Post - Top - Home - Printer Friendly - Translate

Subject: RE: 1008 ukuleles at the Albert Hall
From: WalkaboutsVerse
Date: 25 Aug 09 - 12:10 PM

Ralphie: e.g., several English folk clubs of the 50s and 60s DID have a perform-your-own-culture rule - are you saying they were also "insane", or are you just getting a tad carried away with the mention of Hamlet?

Leeneia: you could have "pierced...to the heart" your meditative cong. with "God be in my head" (Davies; Pynson) on the your soprano recorder...but perhaps that would have been a tad brief, and a tad risque for likes of Ralphie.


Post - Top - Home - Printer Friendly - Translate

Subject: RE: 1008 ukuleles at the Albert Hall
From: Jamming With Ollie Beak (inactive)
Date: 25 Aug 09 - 01:56 PM

"Is it just me? or is Wav talking to himself now??
He's certainly not communicating with the living."
- GUEST,Ralphie

No Ralphie it's not just you, I've had this feeling, for a while now, that WAV is communicating with the dead/mythical. Even they're getting bored!

Charlotte Olivia Robertson (Ms)

memo to the office: the cittern isn't bloody ENGLISH!!

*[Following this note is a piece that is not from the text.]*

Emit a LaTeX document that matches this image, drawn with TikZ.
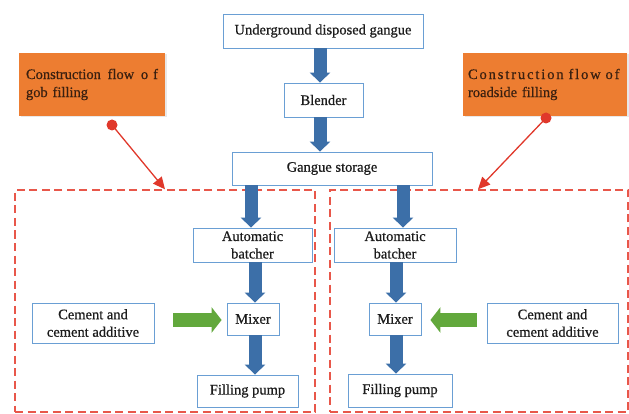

Post - Top - Home - Printer Friendly - Translate

Subject: RE: 1008 ukuleles at the Albert Hall
From: Will Fly
Date: 25 Aug 09 - 02:23 PM

The point of the thread - and I was the originator of it - was that the sound of the Ukulele Orchestra of Great Britain, plus the 1,000 ukes brought in by the Promenaders, was a wonderfully joyous musical moment. and what could be more "English" (as well as other things) than the Promenade Concerts?

One of the things that WAV has never, ever explained to us, in all his numerous posts, is precisely why separate musical environments - separate musical traditions in separate countries - are a GOOD THING.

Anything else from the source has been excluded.